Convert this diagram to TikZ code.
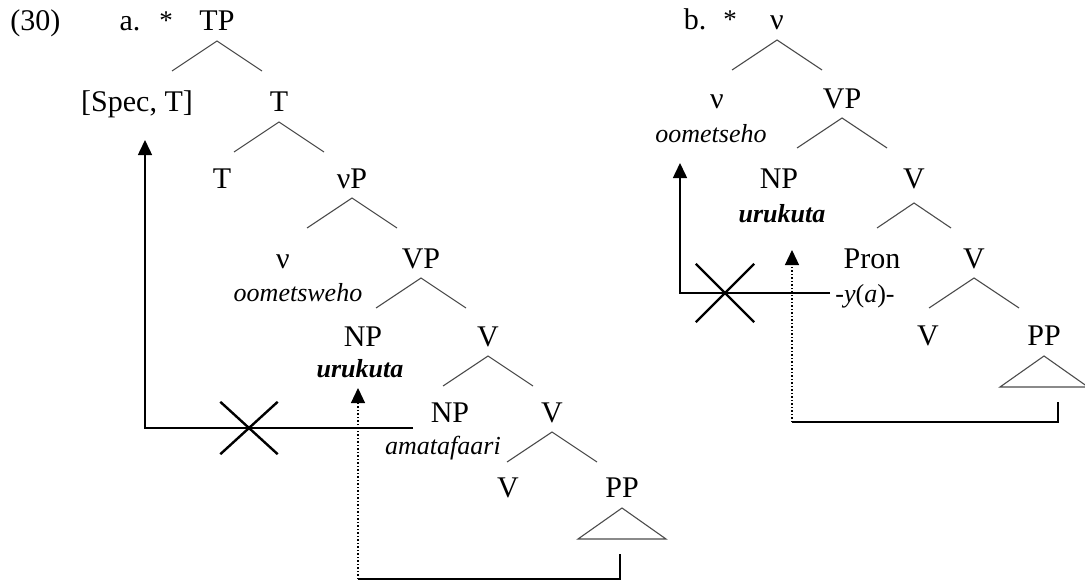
\documentclass[tikz,border=0pt]{standalone}
\usepackage{fontspec}
\setmainfont{Liberation Serif}
\usetikzlibrary{arrows.meta,shapes.misc}

\tikzset{
  lab/.style={anchor=base, inner sep=0pt, font=\fontsize{15}{18}\selectfont},
  gloss/.style={anchor=base, inner sep=0pt, font=\fontsize{13}{15}\selectfont\itshape},
  mark star/.style={anchor=base, inner sep=0pt, font=\fontsize{13.5}{16}\selectfont},
  branch/.style={draw=black!70, line width=0.55pt},
  move/.style={line width=0.75pt, -{Triangle[length=7.5pt,width=7pt]}},
  block/.style={cross out, draw, line width=1.2pt, inner sep=0pt},
}

\begin{document}
\begin{tikzpicture}[x=0.5pt,y=-0.5pt]
    \useasboundingbox (0,0) rectangle (1085,583);

    \node[lab, anchor=base west] (ex) at (10,31) {(30)};
    \node[lab] (tagA) at (130,31) {a.};
    \node[mark star] (starA) at (166,30) {*};
    \node[lab] (tpA) at (217,31) {TP};
    \node[lab] (specA) at (137,112) {[Spec, T]};
    \node[lab] (tbarA) at (279,112) {T};
    \node[lab] (tA) at (222,188) {T};
    \node[lab] (nuPA) at (352,188) {νP};
    \node[lab] (nuA) at (283,268) {ν};
    \node[lab] (vpA) at (421,268) {VP};
    \node[gloss] (oomA) at (298,301) {oometsweho};
    \node[lab] (npA) at (363,346) {NP};
    \node[lab] (vbarA) at (488,346) {V};
    \node[gloss, font=\fontsize{13}{15}\selectfont\bfseries\itshape] (uruA) at (360,377) {urukuta};
    \node[lab] (npA2) at (450,422) {NP};
    \node[lab] (vbarA2) at (552,422) {V};
    \node[gloss] (amaA) at (443,454) {amatafaari};
    \node[lab] (vA) at (508,497) {V};
    \node[lab] (ppA) at (622,497) {PP};

    \node[lab] (tagB) at (695,30) {b.};
    \node[mark star] (starB) at (730,29) {*};
    \node[lab] (nuPB) at (777,30) {ν};
    \node[lab] (nuB) at (717,108) {ν};
    \node[lab] (vpB) at (842,108) {VP};
    \node[gloss] (oomB) at (711,142) {oometseho};
    \node[lab] (npB) at (779,188) {NP};
    \node[lab] (vbarB) at (914,188) {V};
    \node[gloss, font=\fontsize{13}{15}\selectfont\bfseries\itshape] (uruB) at (782,222) {urukuta};
    \node[lab] (pronB) at (872,268) {Pron};
    \node[lab] (vbarB2) at (974,268) {V};
    \node[gloss, anchor=base west, font=\fontsize{13}{15}\selectfont] (ymodB) at (835,302) {-\textit{y}(\textit{a})-};
    \node[lab] (vB) at (928,345) {V};
    \node[lab] (ppB) at (1044,345) {PP};

    \foreach \n in {tpA,tbarA,nuPA,vpA,vbarA,vbarA2,nuPB,vpB,vbarB2}
    \draw[branch] ([yshift=-5pt]\n.base) +(-45,30) -- +(0,0) -- +(45,30);
    \draw[branch] ([yshift=-7.5pt]vbarB.base) +(-37,25) -- +(0,0) -- +(37,25);

    \foreach \n in {ppA,ppB}
    \draw[branch] ([yshift=-5.5pt]\n.base) -- +(-44,31) -- +(44,31) -- cycle;

    \coordinate (fromA) at (413,428);
    \draw[move] (fromA) -| ([xshift=4pt,yshift=-14pt]specA.base);
    \node[block, minimum width=27.5pt, minimum height=25pt] (xA) at (249,428) {};

    \coordinate (retA) at (620,554);
    \coordinate (turnA) at (358,579);
    \draw[line width=0.75pt] (retA) |- (turnA);
    \draw[move, densely dotted, line width=0.6pt, shorten >=5.5pt] (turnA) -- (turnA |- uruA.base);

    \coordinate (fromB) at (830,293);
    \draw[move] (fromB) -| ([xshift=-15.5pt,yshift=-10.5pt]oomB.base);
    \node[block, minimum width=28pt, minimum height=28pt] (xB) at (725,293) {};

    \coordinate (retB) at (1058,402);
    \coordinate (turnB) at (792,422);
    \draw[line width=0.75pt] (retB) |- (turnB);
    \draw[move, densely dotted, line width=0.6pt, shorten >=14pt] (turnB) -- (turnB |- uruB.base);

\end{tikzpicture}
\end{document}
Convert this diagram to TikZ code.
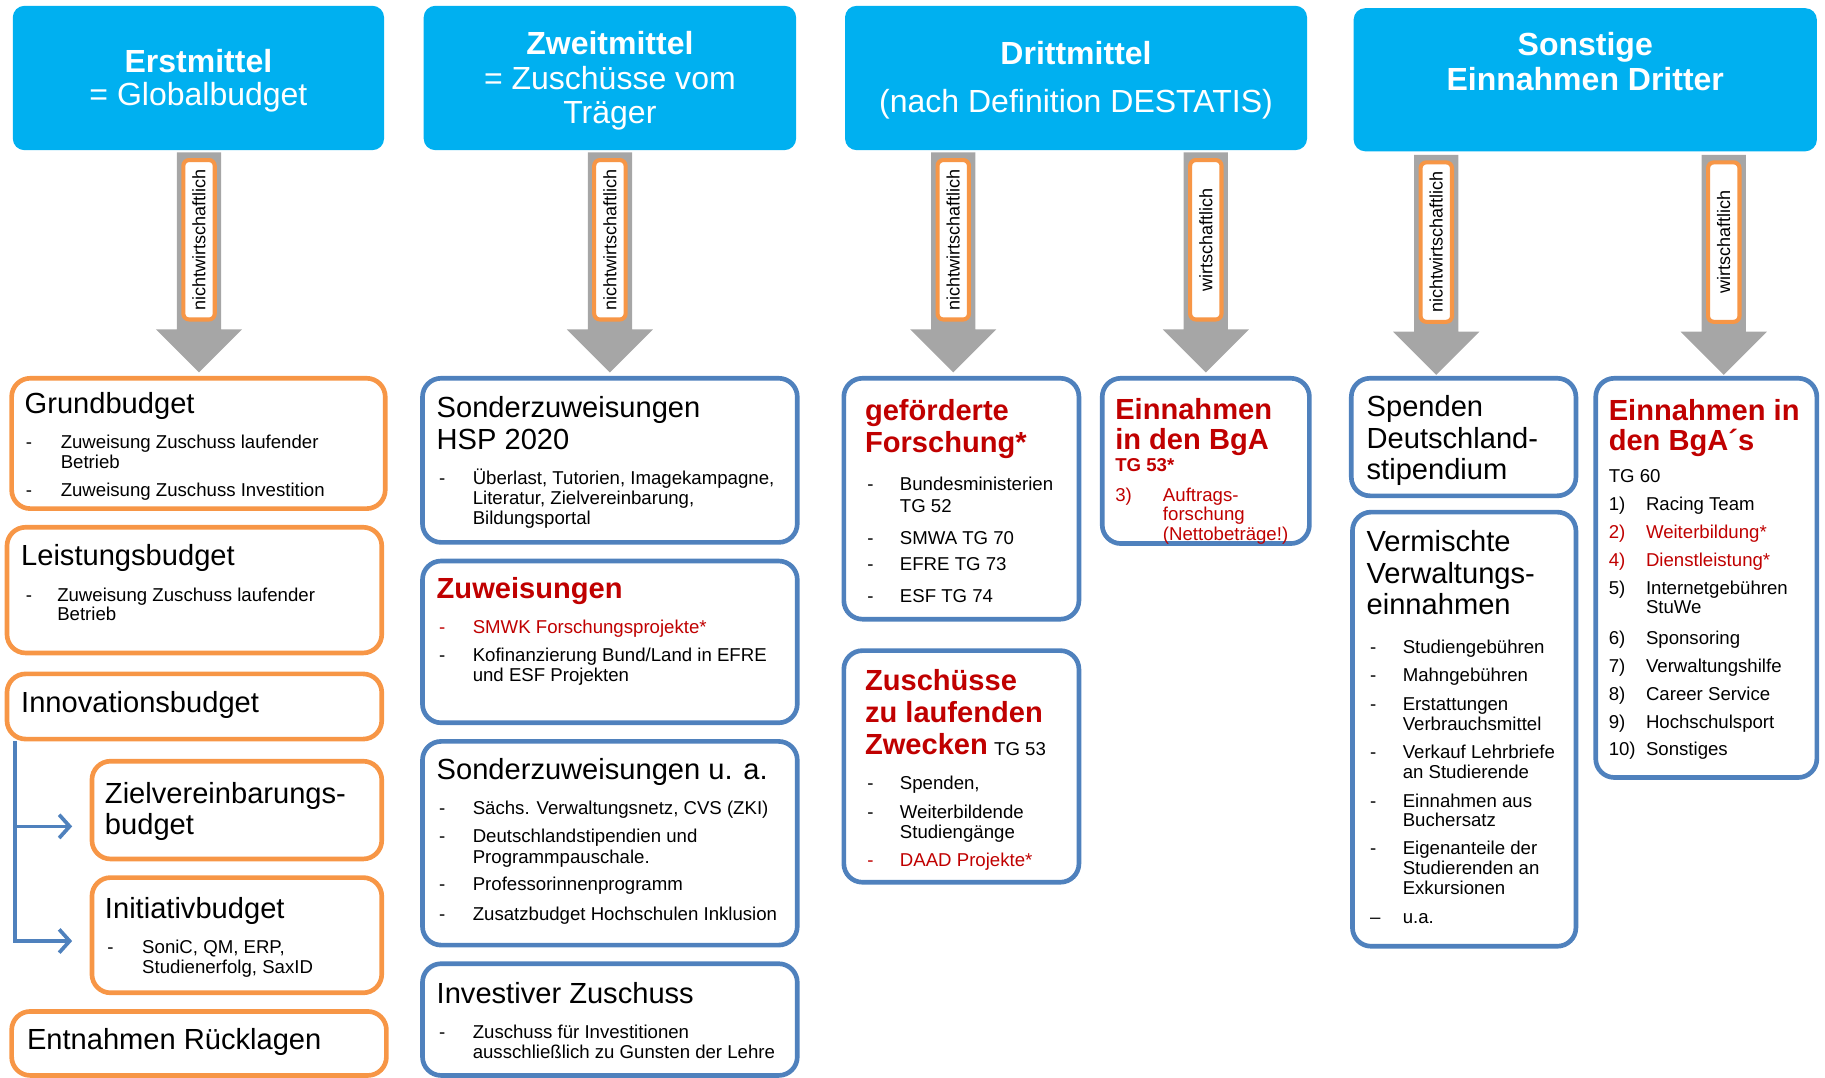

◇ ◇ ◇

§ Problem:
Reproduce each line exactly, please, except for any pictures.

§ The answer:
Convert this diagram to TikZ code.
\documentclass[tikz,border=0pt]{standalone}
\usepackage{fontspec}
\setmainfont{Liberation Serif}
\usetikzlibrary{arrows.meta,shapes.misc}

\tikzset{
  lab/.style={anchor=base, inner sep=0pt, font=\fontsize{15}{18}\selectfont},
  gloss/.style={anchor=base, inner sep=0pt, font=\fontsize{13}{15}\selectfont\itshape},
  mark star/.style={anchor=base, inner sep=0pt, font=\fontsize{13.5}{16}\selectfont},
  branch/.style={draw=black!70, line width=0.55pt},
  move/.style={line width=0.75pt, -{Triangle[length=7.5pt,width=7pt]}},
  block/.style={cross out, draw, line width=1.2pt, inner sep=0pt},
}

\begin{document}
\begin{tikzpicture}[x=0.5pt,y=-0.5pt]
    \useasboundingbox (0,0) rectangle (1085,583);

    \node[lab, anchor=base west] (ex) at (10,31) {(30)};
    \node[lab] (tagA) at (130,31) {a.};
    \node[mark star] (starA) at (166,30) {*};
    \node[lab] (tpA) at (217,31) {TP};
    \node[lab] (specA) at (137,112) {[Spec, T]};
    \node[lab] (tbarA) at (279,112) {T};
    \node[lab] (tA) at (222,188) {T};
    \node[lab] (nuPA) at (352,188) {νP};
    \node[lab] (nuA) at (283,268) {ν};
    \node[lab] (vpA) at (421,268) {VP};
    \node[gloss] (oomA) at (298,301) {oometsweho};
    \node[lab] (npA) at (363,346) {NP};
    \node[lab] (vbarA) at (488,346) {V};
    \node[gloss, font=\fontsize{13}{15}\selectfont\bfseries\itshape] (uruA) at (360,377) {urukuta};
    \node[lab] (npA2) at (450,422) {NP};
    \node[lab] (vbarA2) at (552,422) {V};
    \node[gloss] (amaA) at (443,454) {amatafaari};
    \node[lab] (vA) at (508,497) {V};
    \node[lab] (ppA) at (622,497) {PP};

    \node[lab] (tagB) at (695,30) {b.};
    \node[mark star] (starB) at (730,29) {*};
    \node[lab] (nuPB) at (777,30) {ν};
    \node[lab] (nuB) at (717,108) {ν};
    \node[lab] (vpB) at (842,108) {VP};
    \node[gloss] (oomB) at (711,142) {oometseho};
    \node[lab] (npB) at (779,188) {NP};
    \node[lab] (vbarB) at (914,188) {V};
    \node[gloss, font=\fontsize{13}{15}\selectfont\bfseries\itshape] (uruB) at (782,222) {urukuta};
    \node[lab] (pronB) at (872,268) {Pron};
    \node[lab] (vbarB2) at (974,268) {V};
    \node[gloss, anchor=base west, font=\fontsize{13}{15}\selectfont] (ymodB) at (835,302) {-\textit{y}(\textit{a})-};
    \node[lab] (vB) at (928,345) {V};
    \node[lab] (ppB) at (1044,345) {PP};

    \foreach \n in {tpA,tbarA,nuPA,vpA,vbarA,vbarA2,nuPB,vpB,vbarB2}
    \draw[branch] ([yshift=-5pt]\n.base) +(-45,30) -- +(0,0) -- +(45,30);
    \draw[branch] ([yshift=-7.5pt]vbarB.base) +(-37,25) -- +(0,0) -- +(37,25);

    \foreach \n in {ppA,ppB}
    \draw[branch] ([yshift=-5.5pt]\n.base) -- +(-44,31) -- +(44,31) -- cycle;

    \coordinate (fromA) at (413,428);
    \draw[move] (fromA) -| ([xshift=4pt,yshift=-14pt]specA.base);
    \node[block, minimum width=27.5pt, minimum height=25pt] (xA) at (249,428) {};

    \coordinate (retA) at (620,554);
    \coordinate (turnA) at (358,579);
    \draw[line width=0.75pt] (retA) |- (turnA);
    \draw[move, densely dotted, line width=0.6pt, shorten >=5.5pt] (turnA) -- (turnA |- uruA.base);

    \coordinate (fromB) at (830,293);
    \draw[move] (fromB) -| ([xshift=-15.5pt,yshift=-10.5pt]oomB.base);
    \node[block, minimum width=28pt, minimum height=28pt] (xB) at (725,293) {};

    \coordinate (retB) at (1058,402);
    \coordinate (turnB) at (792,422);
    \draw[line width=0.75pt] (retB) |- (turnB);
    \draw[move, densely dotted, line width=0.6pt, shorten >=14pt] (turnB) -- (turnB |- uruB.base);

\end{tikzpicture}
\end{document}
Convert this diagram to TikZ code.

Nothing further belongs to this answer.